Even if you have sufficient assets to be FI in your own right, the performance of those assets depends (amongst other things) on stable governments, healthy economies, consumer expenditure (yes, in the FIRE community we love to rag on consumerism, but our portfolio returns depend on it to some extent). All of those things are governed by the behaviour of other human beings.
I guess those things are based on the actions of people across the nation/world and so the risk is spread. If your financial independence is vested in one person then it’s placing a lot of faith that your relationship with that person won’t change.
The spectre of divorce/break up
We all know that divorce rates are crazily high. I believe it is now over 40%. I’m curious to hear from those in couples whether this possibility features in their calculations. I suppose the options available are:
Be so confident that it won’t happen that it doesn’t feature in your thoughts.
Accept that it might happen but just decide to deal with it if you ever get there.
Accept that it might happen and make sure that your FI goals reflect this.
What school of thought are you in?
What’s mine is yours
I accept that most couples take a “what’s mine is yours” attitude to their assets. Whilst I’m not sure this would suit me, this post is not a criticism of that approach.
My question is, would your collective assets, if split down the middle on the occasion of a break-up, allow each of you to remain financially independent?
The biggest asset where this is likely to be an issue is, of course, property. Could you afford to buy/rent your own place or buy out the other person’s share of the property?
On FIRE blogs we often hear from the financially stronger member of the partnership. They usually take the “what’s mine is yours” approach above and I have no doubt of their sincerity. However, it would be interesting to hear from the financially weaker partner as to whether they are ever nervous about their situation.
Once a couple has reached FI then this is perhaps less of an issue. If your collective assets are double what one person would need to be FI then there is no issue. But on the road to FI, a break up could mean a serious delay to your FI goals if your savings rate suddenly plummets.

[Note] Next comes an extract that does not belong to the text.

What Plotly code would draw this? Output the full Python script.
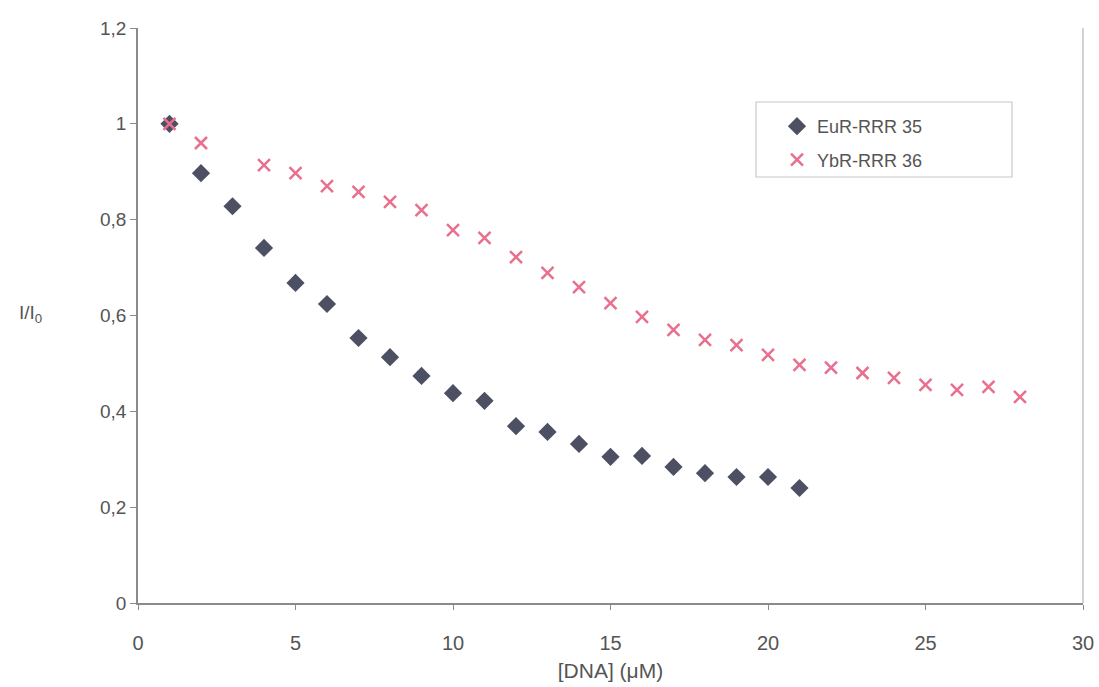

Do you ever consider this? Do you have separate projections for where you’d be if you were going it alone?
Not an issue specific to early retirees
This is an issue that applies to couples whatever age they retire. I would take a guess that quite a lot of couples, once they retire, partly stay together because they have no other choice financially.
In fact, for the majority of baby boomer couples I’d wager the majority of their wealth is in a jointly-owned home. This makes financial independence from one’s spouse highly unlikely. In this regard, adherents to the FIRE community are more likely to be prepared for a break up as we are more likely to have liquid assets.
I appreciate that with all the questions in this post it looks more like a survey than any kind of analysis. In many ways it is. I’m genuinely curious to get people’s views and experiences. It’s a bit rude to ask people directly so I’m asking via this blog.